### Stated task
Extract the lines of the material below, beginning with the first and ending with the line that holds "const L = 143.5, R = 428, T = 66, B = 206;". Skip every picture.

### Collected material

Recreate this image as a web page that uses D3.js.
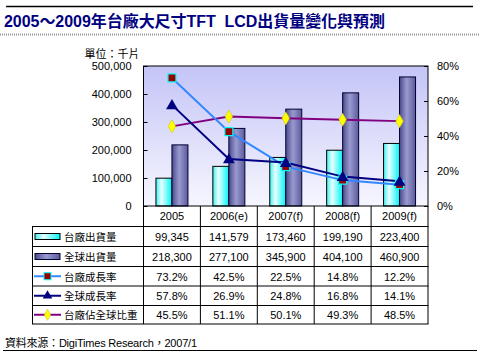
<!DOCTYPE html>
<html><head><meta charset="utf-8">
<script src="https://cdn.jsdelivr.net/npm/d3@7"></script>
<style>
html,body{margin:0;padding:0;background:#fff;}
svg{display:block;}
text{font-family:"Liberation Sans",Arial,"Noto Sans CJK TC",sans-serif;white-space:pre;}
</style></head>
<body>
<svg id="c" width="479" height="356"></svg>
<script>
const categories = ["2005","2006(e)","2007(f)","2008(f)","2009(f)"];
const taiwanShip = [99345,141579,173460,199190,223400];
const globalShip = [218300,277100,345900,404100,460900];
const taiwanGrowth = [73.2,42.5,22.5,14.8,12.2];
const globalGrowth = [57.8,26.9,24.8,16.8,14.1];
const taiwanShare = [45.5,51.1,50.1,49.3,48.5];
const leftTicks = [0,100000,200000,300000,400000,500000];
const rightTicks = [0,20,40,60,80];
const title = "2005～2009年台廠大尺寸TFT  LCD出貨量變化與預測";
const unitLabel = "單位：千片";
const source = "資料來源：DigiTimes Research，2007/1";
const rowNames = ["台廠出貨量","全球出貨量","台廠成長率","全球成長率","台廠佔全球比重"];

const svg = d3.select("#c");
const defs = svg.append("defs");
const L = 143.5, R = 428, T = 66, B = 206;

// gradients
const bg = defs.append("linearGradient").attr("id","bg").attr("x1",0).attr("y1",0).attr("x2",0).attr("y2",1);
bg.append("stop").attr("offset","0%").attr("stop-color","#c4c4f8");
bg.append("stop").attr("offset","55%").attr("stop-color","#e0e0fb");
bg.append("stop").attr("offset","100%").attr("stop-color","#f6f6ff");
const gc = defs.append("linearGradient").attr("id","gc").attr("x1",0).attr("y1",0).attr("x2",1).attr("y2",0);
gc.append("stop").attr("offset","0%").attr("stop-color","#40f0f0");
gc.append("stop").attr("offset","35%").attr("stop-color","#e8ffff");
gc.append("stop").attr("offset","100%").attr("stop-color","#00f4f4");
const gg = defs.append("linearGradient").attr("id","gg").attr("x1",0).attr("y1",0).attr("x2",1).attr("y2",0);
gg.append("stop").attr("offset","0%").attr("stop-color","#4a4a8c");
gg.append("stop").attr("offset","45%").attr("stop-color","#9a9ad0");
gg.append("stop").attr("offset","100%").attr("stop-color","#5a5a9c");

// title & rules
svg.append("line").attr("x1",6).attr("x2",473).attr("y1",6.5).attr("y2",6.5).attr("stroke","#000").attr("stroke-width",1.5);
svg.append("text").attr("x",4).attr("y",27).attr("font-size",16).attr("font-weight","bold").attr("fill","#000080").attr("textLength",381).attr("xml:space","preserve").text(title);
svg.append("line").attr("x1",0).attr("x2",479).attr("y1",34.5).attr("y2",34.5).attr("stroke","#9a9a9a").attr("stroke-width",2).attr("stroke-dasharray","1,1");

// scales
const x = d3.scaleBand().domain(categories).range([L,R]);
const yL = d3.scaleLinear().domain([0,500000]).range([B,T]);
const yR = d3.scaleLinear().domain([0,80]).range([B,T]);
const inner = d3.scaleBand().domain(["tw","gl"]).range([-16,16]);

svg.append("rect").attr("x",L).attr("y",T).attr("width",R-L).attr("height",B-T).attr("fill","url(#bg)");

// axes
const ax = svg.append("g").attr("transform",`translate(${L},0)`)
  .call(d3.axisLeft(yL).tickValues(leftTicks).tickSize(-4).tickPadding(12).tickFormat(d3.format(",")));
ax.select(".domain").remove();
ax.selectAll("text").attr("font-size",11).attr("font-family","Liberation Sans, Arial");
const axr = svg.append("g").attr("transform",`translate(${R},0)`)
  .call(d3.axisRight(yR).tickValues(rightTicks).tickSize(-4).tickPadding(9).tickFormat(d=>d+"%"));
axr.select(".domain").remove();
axr.selectAll("text").attr("font-size",11).attr("font-family","Liberation Sans, Arial");
svg.append("text").attr("x",112).attr("y",58).attr("font-size",11).attr("text-anchor","middle").text(unitLabel);

// bars
const cx = c => x(c)+x.bandwidth()/2;
svg.append("g").selectAll("rect").data(categories).join("rect")
  .attr("x",(c)=>cx(c)+inner("tw")).attr("width",inner.bandwidth())
  .attr("y",(c,i)=>yL(taiwanShip[i])).attr("height",(c,i)=>B-yL(taiwanShip[i]))
  .attr("fill","url(#gc)").attr("stroke","#000").attr("stroke-width",1);
svg.append("g").selectAll("rect").data(categories).join("rect")
  .attr("x",(c)=>cx(c)+inner("gl")).attr("width",inner.bandwidth())
  .attr("y",(c,i)=>yL(globalShip[i])).attr("height",(c,i)=>B-yL(globalShip[i]))
  .attr("fill","url(#gg)").attr("stroke","#000030").attr("stroke-width",1);

svg.append("rect").attr("x",L).attr("y",T).attr("width",R-L).attr("height",B-T).attr("fill","none").attr("stroke","#000").attr("stroke-width",1);

// lines
const line = d3.line().x(d=>d[0]).y(d=>yR(d[1]));
function series(vals,color){
  const pts = categories.map((c,i)=>[cx(c),vals[i]]);
  svg.append("path").attr("d",line(pts)).attr("fill","none").attr("stroke",color).attr("stroke-width",2);
  return pts;
}
const sym = (type,size)=>d3.symbol().type(type).size(size)();
const pShare = series(taiwanShare,"#800080");
const pTw = series(taiwanGrowth,"#3388ff");
const pGl = series(globalGrowth,"#000080");
svg.append("g").selectAll("path").data(pShare).join("path").attr("d",sym(d3.symbolDiamond,50))
  .attr("transform",d=>`translate(${d[0]},${yR(d[1])})`).attr("fill","#ffff00").attr("stroke","#c0c000").attr("stroke-width",0.5);
svg.append("g").selectAll("rect").data(pTw).join("rect")
  .attr("x",d=>d[0]-4).attr("y",d=>yR(d[1])-4).attr("width",8).attr("height",8)
  .attr("fill","#990000").attr("stroke","#00ffff").attr("stroke-width",1.2);
svg.append("g").selectAll("path").data(pGl).join("path").attr("d",sym(d3.symbolTriangle,60))
  .attr("transform",d=>`translate(${d[0]},${yR(d[1])+1})`).attr("fill","#000080");

// table
const rowTop = [226.5,246.5,266.5,286,305.5], rowBot = 324;
const tb = svg.append("g");
tb.selectAll("line.v").data(categories.concat(["_end"])).join("line")
  .attr("x1",(c)=>c==="_end"?R:x(c)).attr("x2",(c)=>c==="_end"?R:x(c))
  .attr("y1",B).attr("y2",rowBot).attr("stroke","#000");
tb.append("line").attr("x1",32.5).attr("x2",32.5).attr("y1",rowTop[0]).attr("y2",rowBot).attr("stroke","#000");
tb.selectAll("line.h").data(rowTop.concat([rowBot])).join("line")
  .attr("x1",32).attr("x2",R+0.5).attr("y1",d=>d).attr("y2",d=>d).attr("stroke","#000");
tb.selectAll("text.cat").data(categories).join("text")
  .attr("x",cx).attr("y",220).attr("text-anchor","middle").attr("font-size",11).text(d=>d);

const fmtN = d3.format(",");
const fmtP = d=>d.toFixed(1)+"%";
const rows = [taiwanShip.map(fmtN), globalShip.map(fmtN), taiwanGrowth.map(fmtP), globalGrowth.map(fmtP), taiwanShare.map(fmtP)];
rows.forEach((r,ri)=>{
  const yb = (ri<4? rowTop[ri+1] : rowBot) - 5.5;
  tb.append("g").selectAll("text").data(r).join("text")
    .attr("x",(d,i)=>cx(categories[i])).attr("y",yb).attr("text-anchor","middle").attr("font-size",11).text(d=>d);
  tb.append("text").attr("x",64).attr("y",yb).attr("font-size",10.5).attr("font-family","Noto Sans CJK TC").text(rowNames[ri]);
});
// legend symbols
const mid = i => ((rowTop[i] + (i<4?rowTop[i+1]:rowBot))/2);
tb.append("rect").attr("x",35).attr("y",mid(0)-3).attr("width",25).attr("height",6).attr("fill","url(#gc)").attr("stroke","#000");
tb.append("rect").attr("x",35).attr("y",mid(1)-3).attr("width",25).attr("height",6).attr("fill","url(#gg)").attr("stroke","#000030");
[[2,"#3388ff"],[3,"#000080"],[4,"#800080"]].forEach(([i,c])=>{
  tb.append("line").attr("x1",34).attr("x2",61).attr("y1",mid(i)).attr("y2",mid(i)).attr("stroke",c).attr("stroke-width",2);
});
tb.append("rect").attr("x",44).attr("y",mid(2)-3.5).attr("width",7).attr("height",7).attr("fill","#990000").attr("stroke","#00ffff");
tb.append("path").attr("d",sym(d3.symbolTriangle,40)).attr("transform",`translate(47.5,${mid(3)})`).attr("fill","#000080");
tb.append("path").attr("d",sym(d3.symbolDiamond,36)).attr("transform",`translate(47.5,${mid(4)})`).attr("fill","#ffff00").attr("stroke","#c0c000").attr("stroke-width",0.5);

// source
svg.append("text").attr("x",5).attr("y",347).attr("font-size",11).attr("textLength",192).text(source);
svg.append("line").attr("x1",3).attr("x2",477).attr("y1",350.5).attr("y2",350.5).attr("stroke","#000").attr("stroke-width",1);
</script>
</body></html>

### The result
Recreate this image as a web page that uses D3.js.
<!DOCTYPE html>
<html><head><meta charset="utf-8">
<script src="https://cdn.jsdelivr.net/npm/d3@7"></script>
<style>
html,body{margin:0;padding:0;background:#fff;}
svg{display:block;}
text{font-family:"Liberation Sans",Arial,"Noto Sans CJK TC",sans-serif;white-space:pre;}
</style></head>
<body>
<svg id="c" width="479" height="356"></svg>
<script>
const categories = ["2005","2006(e)","2007(f)","2008(f)","2009(f)"];
const taiwanShip = [99345,141579,173460,199190,223400];
const globalShip = [218300,277100,345900,404100,460900];
const taiwanGrowth = [73.2,42.5,22.5,14.8,12.2];
const globalGrowth = [57.8,26.9,24.8,16.8,14.1];
const taiwanShare = [45.5,51.1,50.1,49.3,48.5];
const leftTicks = [0,100000,200000,300000,400000,500000];
const rightTicks = [0,20,40,60,80];
const title = "2005～2009年台廠大尺寸TFT  LCD出貨量變化與預測";
const unitLabel = "單位：千片";
const source = "資料來源：DigiTimes Research，2007/1";
const rowNames = ["台廠出貨量","全球出貨量","台廠成長率","全球成長率","台廠佔全球比重"];

const svg = d3.select("#c");
const defs = svg.append("defs");
const L = 143.5, R = 428, T = 66, B = 206;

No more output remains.